I remember our good days, Trina and I – Florence + the Machine, Young the Giant, Bastille (again,) Lollapalooza 2016, Foals.  We devoured each other’s soundtracks like starving beasts; her music became my music, and vise versa.  We shared John Newman’s Gatsby-like bangers (“Lights Down”) and the quiet lull of Tom Odell’s hopelessly romantic ballads (“Constellations.”)  Our playlists were an intimate language only we knew, a foreign secret that outsiders just “wouldn’t understand.”   

Friendships like this feel like having a lover, except deeper, more intimate, because friendships, unlike romantic investments, are the backbone of interpersonal human connection.  We may flit from lover to lover, but in theory, friendship is the player that doesn’t fail, that can’t fail, that shouldn’t fail.

So I use this reason as an excuse for why our “breakup” felt so goddamn painful.  Not all things are destined to last, I suppose, and we found ourselves at a crossroads one fine December afternoon, 2016.  I suppose I should have seen it coming – I felt more covetous of my playlists, my music, and I felt less of an inclination to share this intimate side of myself.  Everything felt, for the first time, tainted.  Our songs didn’t sound the same, as if a dark spirit had crawled inside them and built a home.

In a flash our beautiful epic was over, but it took weeks to finally die out.   There were insecurities and anxieties; I couldn’t decide what songs I wanted to listen to as I, shaking and shivering, paced my aching home.  Every song sounded like Trina; every song dragged a now painfully joyful memory out of the landfill of my memories.
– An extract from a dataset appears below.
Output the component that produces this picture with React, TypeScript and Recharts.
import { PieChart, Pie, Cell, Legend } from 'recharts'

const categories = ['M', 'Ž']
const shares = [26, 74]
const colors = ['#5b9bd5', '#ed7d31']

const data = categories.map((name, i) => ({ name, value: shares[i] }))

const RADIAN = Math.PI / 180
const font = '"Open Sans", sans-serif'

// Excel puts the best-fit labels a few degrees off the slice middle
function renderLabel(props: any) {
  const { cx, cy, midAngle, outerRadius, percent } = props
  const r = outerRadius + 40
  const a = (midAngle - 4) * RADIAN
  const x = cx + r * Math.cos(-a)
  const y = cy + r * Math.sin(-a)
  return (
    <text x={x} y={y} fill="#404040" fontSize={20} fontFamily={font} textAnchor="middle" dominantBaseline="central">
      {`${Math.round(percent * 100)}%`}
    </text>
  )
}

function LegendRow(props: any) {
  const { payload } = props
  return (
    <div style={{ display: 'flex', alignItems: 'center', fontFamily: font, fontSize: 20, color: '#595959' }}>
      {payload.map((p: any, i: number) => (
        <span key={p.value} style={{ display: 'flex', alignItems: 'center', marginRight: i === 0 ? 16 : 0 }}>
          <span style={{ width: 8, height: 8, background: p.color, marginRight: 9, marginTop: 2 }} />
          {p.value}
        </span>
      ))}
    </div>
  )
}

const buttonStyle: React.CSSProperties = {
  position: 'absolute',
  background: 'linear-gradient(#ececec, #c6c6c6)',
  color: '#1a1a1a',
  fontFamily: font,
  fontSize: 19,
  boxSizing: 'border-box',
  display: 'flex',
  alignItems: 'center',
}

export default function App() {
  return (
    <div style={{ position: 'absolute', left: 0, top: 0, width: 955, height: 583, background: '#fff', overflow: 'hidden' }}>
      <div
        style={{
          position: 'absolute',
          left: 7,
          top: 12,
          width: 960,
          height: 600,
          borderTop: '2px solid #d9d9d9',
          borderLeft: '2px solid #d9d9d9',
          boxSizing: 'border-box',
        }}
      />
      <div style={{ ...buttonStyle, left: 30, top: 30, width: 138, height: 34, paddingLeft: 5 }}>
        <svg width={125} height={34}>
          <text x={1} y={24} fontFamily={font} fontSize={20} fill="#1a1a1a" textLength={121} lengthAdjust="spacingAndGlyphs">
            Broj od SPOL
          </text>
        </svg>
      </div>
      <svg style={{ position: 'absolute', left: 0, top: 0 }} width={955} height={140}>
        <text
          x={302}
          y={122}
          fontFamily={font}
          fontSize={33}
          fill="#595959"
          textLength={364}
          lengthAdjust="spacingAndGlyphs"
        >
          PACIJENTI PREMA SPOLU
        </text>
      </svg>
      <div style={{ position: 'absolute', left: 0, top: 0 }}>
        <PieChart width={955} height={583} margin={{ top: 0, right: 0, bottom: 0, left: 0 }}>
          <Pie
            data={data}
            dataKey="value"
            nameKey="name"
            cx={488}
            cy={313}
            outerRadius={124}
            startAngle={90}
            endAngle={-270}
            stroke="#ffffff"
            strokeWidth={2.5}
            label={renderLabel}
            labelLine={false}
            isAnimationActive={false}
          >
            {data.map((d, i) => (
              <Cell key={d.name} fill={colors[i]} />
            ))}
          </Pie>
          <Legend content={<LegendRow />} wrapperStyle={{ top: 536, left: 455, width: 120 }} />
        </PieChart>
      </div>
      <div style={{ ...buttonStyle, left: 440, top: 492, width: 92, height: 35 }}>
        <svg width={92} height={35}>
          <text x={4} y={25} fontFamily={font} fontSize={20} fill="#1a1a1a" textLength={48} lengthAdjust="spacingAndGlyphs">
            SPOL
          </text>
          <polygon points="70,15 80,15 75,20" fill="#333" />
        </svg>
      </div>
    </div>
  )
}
Is this what heartbreak is?

Arcade Fire’s Funeral played the day we sent our final goodbyes.  Perhaps it was one of the only records I owned then, but I remember my bed’s cold duvet beneath me as the record kept spinning, as Win Butler kept crooning, as I tried to stifle my tears so my parents wouldn’t hear.  It was mid January and my windows were iced over and Win Butler kept crying “If you still want me, please forgive me, crown of love…”  I read and reread the final messages and I wondered, why me? Why now?  Why like this?
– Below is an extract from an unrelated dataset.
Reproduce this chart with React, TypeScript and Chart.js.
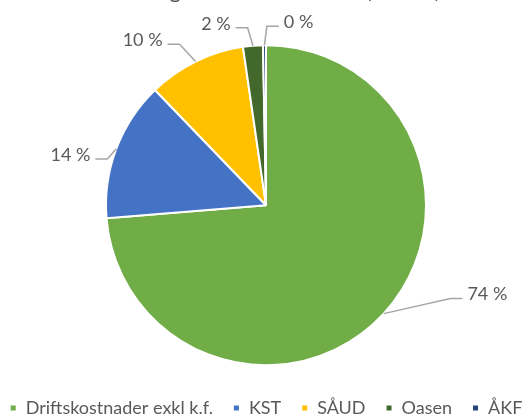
import React, { useEffect, useRef } from "react";
import { Chart, registerables } from "chart.js";

Chart.register(...registerables);

const TITLE = "Fordeling av driftskostnader (mill. kr)";
const categories = ["Driftskostnader exkl k.f.", "KST", "SÅUD", "Oasen", "ÅKF"];
const shares = [73.7, 14.1, 9.9, 2.0, 0.3];
const sliceColors = ["#70AD47", "#4472C4", "#FFC000", "#43682B", "#264478"];
const labelTexts = shares.map((v) => `${Math.round(v)} %`);

// leader-line placement tweaks (style), one per slice
const labelPlacement = [
  { dx: 55, dy: -26, side: 1 },
  { dx: 6, dy: 16, side: -1 },
  { dx: -9, dy: -3, side: -1 },
  { dx: -4, dy: -2, side: -1 },
  { dx: 2.5, dy: -3, side: 1 },
];

const FONT = "Lato, 'Open Sans', sans-serif";
const TEXT_COLOR = "#595959";

const pieLabels = {
  id: "pieLabels",
  afterDatasetsDraw(chart: any) {
    const meta = chart.getDatasetMeta(0);
    const ctx = chart.ctx;
    ctx.save();
    meta.data.forEach((arc: any, i: number) => {
      const { x, y, startAngle, endAngle, outerRadius } = arc.getProps(
        ["x", "y", "startAngle", "endAngle", "outerRadius"],
        true
      );
      const mid = (startAngle + endAngle) / 2;
      const c = Math.cos(mid);
      const s = Math.sin(mid);
      const pl = labelPlacement[i];
      const ex = x + outerRadius * c;
      const ey = y + outerRadius * s;
      const px = x + (outerRadius + 16) * c + pl.dx;
      const py = y + (outerRadius + 16) * s + pl.dy;
      const hx = px + pl.side * 12;
      ctx.strokeStyle = "#A6A6A6";
      ctx.lineWidth = 1.5;
      ctx.beginPath();
      ctx.moveTo(ex, ey);
      ctx.lineTo(px, py);
      ctx.lineTo(hx, py);
      ctx.stroke();
      ctx.fillStyle = TEXT_COLOR;
      ctx.font = `18px ${FONT}`;
      ctx.textAlign = pl.side > 0 ? "left" : "right";
      ctx.textBaseline = "middle";
      ctx.fillText(labelTexts[i], hx + pl.side * 5, py - 4);
    });
    ctx.restore();
  },
};

export default function App() {
  const ref = useRef<HTMLCanvasElement | null>(null);
  useEffect(() => {
    if (!ref.current) return;
    const chart = new Chart(ref.current, {
      type: "pie",
      data: {
        labels: categories,
        datasets: [
          {
            data: shares,
            backgroundColor: sliceColors,
            borderColor: "#FFFFFF",
            borderWidth: 2,
            hoverOffset: 0,
          },
        ],
      },
      options: {
        responsive: false,
        maintainAspectRatio: false,
        animation: false,
        radius: 160,
        layout: { padding: 0 },
        plugins: {
          title: {
            display: true,
            text: TITLE,
            color: TEXT_COLOR,
            font: { family: FONT, size: 22, weight: "normal" },
            padding: { top: 18, bottom: 27 },
          },
          legend: {
            position: "bottom",
            labels: {
              boxWidth: 7,
              boxHeight: 7,
              padding: 20,
              color: TEXT_COLOR,
              font: { family: FONT, size: 18 },
            },
          },
          tooltip: { enabled: false },
        },
      } as any,
      plugins: [pieLabels],
    });
    return () => chart.destroy();
  }, []);
  return (
    <div
      style={{
        position: "fixed",
        left: 0,
        top: 0,
        width: 531,
        height: 416,
        overflow: "hidden",
        background: "#fff",
      }}
    >
      <canvas
        ref={ref}
        width={600}
        height={467}
        style={{ position: "absolute", left: -34, top: -40, width: 600, height: 467 }}
      />
    </div>
  );
}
I may never listen to “Crown of Love” again, even if Arcade Fire is my favorite band, and Funeral is one of my most memorable albums.  When I hear the piano warble, I see myself perfectly as I was then, in my most pitiful state, crying and unsure of how to move forward from the shattered tragedy of an unfixable friendship.  I had never listened to the lyrics so closely until then, and the realization was like standing naked in a pile of snow.  I remember thinking – I will never be able to hear this song again.
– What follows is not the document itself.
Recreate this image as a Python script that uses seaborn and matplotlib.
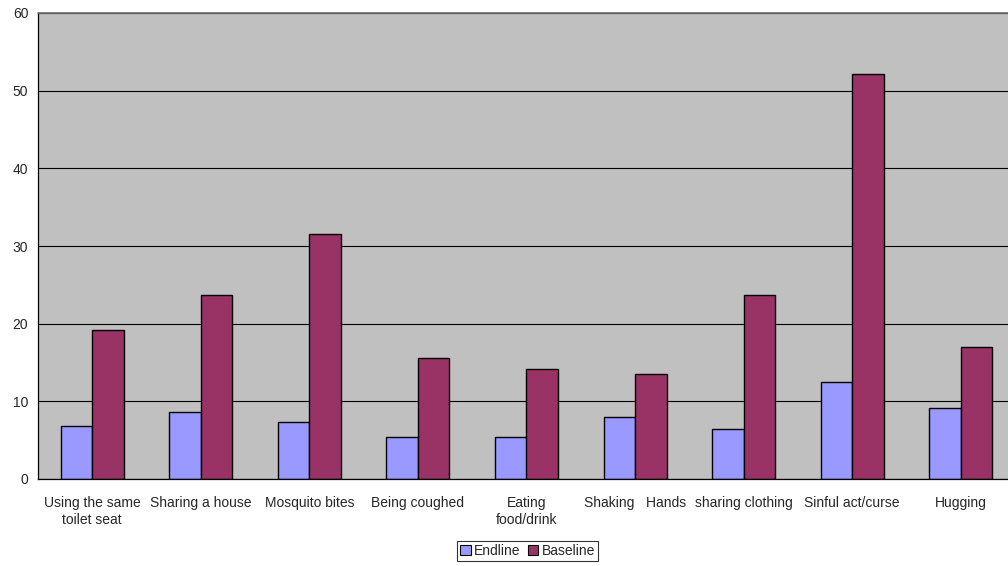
import matplotlib
matplotlib.use("Agg")
import matplotlib.pyplot as plt
import seaborn as sns
import pandas as pd
import numpy as np
from matplotlib.patches import Patch

categories = [
    "Using the same\ntoilet seat",
    "Sharing a house",
    "Mosquito bites",
    "Being coughed",
    "Eating\nfood/drink",
    "Shaking   Hands",
    "sharing clothing",
    "Sinful act/curse",
    "Hugging",
]
endline = [6.8, 8.6, 7.4, 5.4, 5.4, 8.0, 6.4, 12.5, 9.2]
baseline = [19.2, 23.7, 31.5, 15.6, 14.2, 13.5, 23.7, 52.2, 17.0]
series_names = ["Endline", "Baseline"]
colors = ["#9999FF", "#993366"]
yticks = [0, 10, 20, 30, 40, 50, 60]

df = pd.DataFrame({
    "category": categories * 2,
    "series": [series_names[0]] * len(categories) + [series_names[1]] * len(categories),
    "value": endline + baseline,
})

sns.set_style("white")
plt.rcParams["font.family"] = ["Liberation Sans", "DejaVu Sans"]

fig = plt.figure(figsize=(10.08, 5.66), dpi=100)
ax = fig.add_axes([38 / 1008, 87 / 566, 977 / 1008, 466 / 566])
ax.set_facecolor("#C0C0C0")

sns.barplot(data=df, x="category", y="value", hue="series", order=categories,
            hue_order=series_names, palette=colors, width=0.58, saturation=1,
            edgecolor="black", linewidth=1.0, ax=ax, legend=False)

ax.set_xlim(-0.5, len(categories) - 0.5)
ax.set_ylim(0, 60)
ax.set_yticks(yticks)
ax.set_yticklabels([str(t) for t in yticks], fontsize=10)
ax.yaxis.grid(True, color="black", linewidth=0.8)
ax.set_axisbelow(True)

ax.set_xticks(range(len(categories)))
ax.set_xticklabels(categories, fontsize=10, linespacing=1.3)
ax.tick_params(axis="x", which="major", length=0, pad=12)
ax.set_xticks(np.arange(-0.5, len(categories), 1.0), minor=True)
ax.tick_params(axis="x", which="minor", length=5, width=0.8, color="black", direction="out")
ax.tick_params(axis="y", length=4, width=0.8, color="black", direction="out", pad=3)

ax.set_xlabel("")
ax.set_ylabel("")
for side in ["top", "right"]:
    ax.spines[side].set_visible(False)
for side in ["left", "bottom"]:
    ax.spines[side].set_color("black")
    ax.spines[side].set_linewidth(0.9)
# the top gridline at 60 is drawn in grey
ax.axhline(60, color="#707070", linewidth=1.2, zorder=3, clip_on=False)

handles = [Patch(facecolor=c, edgecolor="black", linewidth=0.8) for c in colors]
leg = fig.legend(handles, series_names, loc="center", bbox_to_anchor=(527.5 / 1008, 1 - 551 / 566),
                 ncol=2, fontsize=10, frameon=True, fancybox=False, handlelength=0.75,
                 handleheight=0.75, handletextpad=0.25, columnspacing=0.5, borderpad=0.25,
                 borderaxespad=0)
leg.get_frame().set_edgecolor("black")
leg.get_frame().set_linewidth(0.8)

fig.savefig("out.png", dpi=100)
Time continues passing but certain songs still contain the untraceable taint, the discomfort that lies in the back of one’s mind.  It feels wrong to hear a Bastille song on the radio; I’ll see artists and immediately associate them with her, before I backtrack and remember, Melissa, you’re not supposed to think about this anymore.  

But I do think about it.  Maybe it’s the anxiety, or maybe it’s the insatiable guilt, but it’s hard to stop myself from hearing John Newman in the grocery store without immediately thinking “I wish I could tell her about this moment.”  Sometimes I’ll look at my phone for a moment before I realize her phone number isn’t there anymore, that making contact would incite an unnecessary hurricane.  

It’s hard to part with someone you love, even if it is for the best.  But hearing those songs, those artists, physically seeing them at concerts you would have attended together in the past only amplifies the pitiful heartache.  Even after “getting over it,” I still pause for a moment when I hear Young the Giant’s “Something to Believe In,” because that song is irrevocably tied to the past, when we saw them in concert during the summer and for one blissful hour everything was inarguably perfect.  

Perhaps I’m too sentimental, but it is a quality I cannot surrender.  Trina and I seemingly swim in different musical ponds now, but every now and then, my playlist will betray me and the old ghosts will resurface.  When “our” songs come on shuffle, it becomes an effort to suppress memories that once, long ago, brought pure contentment.  I’ll think of her, and I’ll wonder, do you feel me too, when you hear it? before I skip the song and tell myself to move on.